* [WHAT NEEDS TO BE DONE]:
Exclude the pictures, then repeat the remaining data exactly.

* [STORED DATA]:
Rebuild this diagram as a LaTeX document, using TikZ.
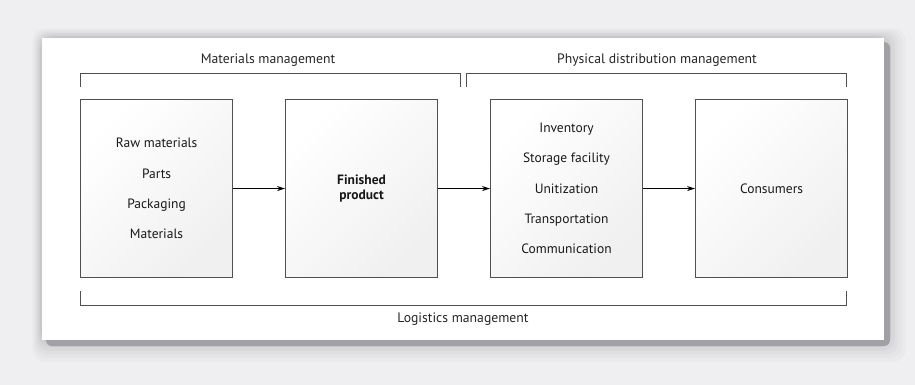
\documentclass[tikz,border=0pt]{standalone}
\usepackage{fontspec}
\setmainfont{PT Sans}
\usetikzlibrary{arrows.meta,shadings}
\definecolor{bgc}{HTML}{EFEFF1}
\definecolor{shc}{HTML}{A0A0A6}
\definecolor{edge}{HTML}{505050}
\tikzset{
  stage/.style={draw=edge,line width=1.1pt,minimum width=152pt,minimum height=178pt,
    top color=white,bottom color=black!6,shading angle=45,anchor=north west,inner sep=0pt,align=center,
    font=\fontsize{13.5}{30.3}\selectfont,text=black!90},
  brk/.style={draw=edge,line width=0.9pt},
  lbl/.style={font=\fontsize{13.7}{15}\selectfont,text=black!85},
  flow/.style={draw=black,line width=0.8pt,-{Stealth[length=8pt,width=5pt]}}
}
\begin{document}
\begin{tikzpicture}[x=1pt,y=-1pt]
\useasboundingbox (0,0) rectangle (915,385);
\fill[bgc] (0,0) rectangle (915,385);
% shadow
\foreach \i/\o in {12/0.05,10/0.06,8/0.08,6/0.1,4/0.14,2/0.2}{
  \fill[shc,opacity=\o,rounded corners=12pt] (42-\i*0.8,38-\i*0.8) rectangle (884+\i*1.8,340+\i*1.8);
}
\fill[shc,rounded corners=6pt] (46,42) rectangle (890,346);
\fill[white] (42,38) rectangle (884,340);
% boxes
\node[stage] (b1) at (80,99) {Raw materials\\Parts\\Packaging\\Materials};
\node[stage,font=\fontsize{13.5}{15.5}\selectfont\bfseries] (b2) at (285,99) {Finished\\product};
\node[stage] (b3) at (490,99) {Inventory\\Storage facility\\Unitization\\Transportation\\Communication};
\node[stage] (b4) at (695,99) {Consumers};
\draw[flow] (b1.east) -- (b2.west);
\draw[flow] (b2.east) -- (b3.west);
\draw[flow] (b3.east) -- (b4.west);
% brackets
\coordinate (m1) at (80,87); \coordinate (m2) at (80,73); \coordinate (m3) at (460.5,73); \coordinate (m4) at (460.5,87);
\draw[brk] (m1) -- (m2) -- (m3) -- (m4);
\node[lbl] (mm) at (268,60) {Materials management};
\coordinate (p1) at (466.5,87); \coordinate (p2) at (466.5,73); \coordinate (p3) at (846.5,73); \coordinate (p4) at (846.5,87);
\draw[brk] (p1) -- (p2) -- (p3) -- (p4);
\node[lbl] (pd) at (657,60) {Physical distribution management};
\coordinate (l1) at (80,291); \coordinate (l2) at (80,305); \coordinate (l3) at (846.5,305); \coordinate (l4) at (846.5,291);
\draw[brk] (l1) -- (l2) -- (l3) -- (l4);
\node[lbl] (lm) at (463,319) {Logistics management};
\end{tikzpicture}
\end{document}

* [RESPONSE]:
Rebuild this diagram as a LaTeX document, using TikZ.
\documentclass[tikz,border=0pt]{standalone}
\usepackage{fontspec}
\setmainfont{PT Sans}
\usetikzlibrary{arrows.meta,shadings}
\definecolor{bgc}{HTML}{EFEFF1}
\definecolor{shc}{HTML}{A0A0A6}
\definecolor{edge}{HTML}{505050}
\tikzset{
  stage/.style={draw=edge,line width=1.1pt,minimum width=152pt,minimum height=178pt,
    top color=white,bottom color=black!6,shading angle=45,anchor=north west,inner sep=0pt,align=center,
    font=\fontsize{13.5}{30.3}\selectfont,text=black!90},
  brk/.style={draw=edge,line width=0.9pt},
  lbl/.style={font=\fontsize{13.7}{15}\selectfont,text=black!85},
  flow/.style={draw=black,line width=0.8pt,-{Stealth[length=8pt,width=5pt]}}
}
\begin{document}
\begin{tikzpicture}[x=1pt,y=-1pt]
\useasboundingbox (0,0) rectangle (915,385);
\fill[bgc] (0,0) rectangle (915,385);
% shadow
\foreach \i/\o in {12/0.05,10/0.06,8/0.08,6/0.1,4/0.14,2/0.2}{
  \fill[shc,opacity=\o,rounded corners=12pt] (42-\i*0.8,38-\i*0.8) rectangle (884+\i*1.8,340+\i*1.8);
}
\fill[shc,rounded corners=6pt] (46,42) rectangle (890,346);
\fill[white] (42,38) rectangle (884,340);
% boxes
\node[stage] (b1) at (80,99) {Raw materials\\Parts\\Packaging\\Materials};
\node[stage,font=\fontsize{13.5}{15.5}\selectfont\bfseries] (b2) at (285,99) {Finished\\product};
\node[stage] (b3) at (490,99) {Inventory\\Storage facility\\Unitization\\Transportation\\Communication};
\node[stage] (b4) at (695,99) {Consumers};
\draw[flow] (b1.east) -- (b2.west);
\draw[flow] (b2.east) -- (b3.west);
\draw[flow] (b3.east) -- (b4.west);
% brackets
\coordinate (m1) at (80,87); \coordinate (m2) at (80,73); \coordinate (m3) at (460.5,73); \coordinate (m4) at (460.5,87);
\draw[brk] (m1) -- (m2) -- (m3) -- (m4);
\node[lbl] (mm) at (268,60) {Materials management};
\coordinate (p1) at (466.5,87); \coordinate (p2) at (466.5,73); \coordinate (p3) at (846.5,73); \coordinate (p4) at (846.5,87);
\draw[brk] (p1) -- (p2) -- (p3) -- (p4);
\node[lbl] (pd) at (657,60) {Physical distribution management};
\coordinate (l1) at (80,291); \coordinate (l2) at (80,305); \coordinate (l3) at (846.5,305); \coordinate (l4) at (846.5,291);
\draw[brk] (l1) -- (l2) -- (l3) -- (l4);
\node[lbl] (lm) at (463,319) {Logistics management};
\end{tikzpicture}
\end{document}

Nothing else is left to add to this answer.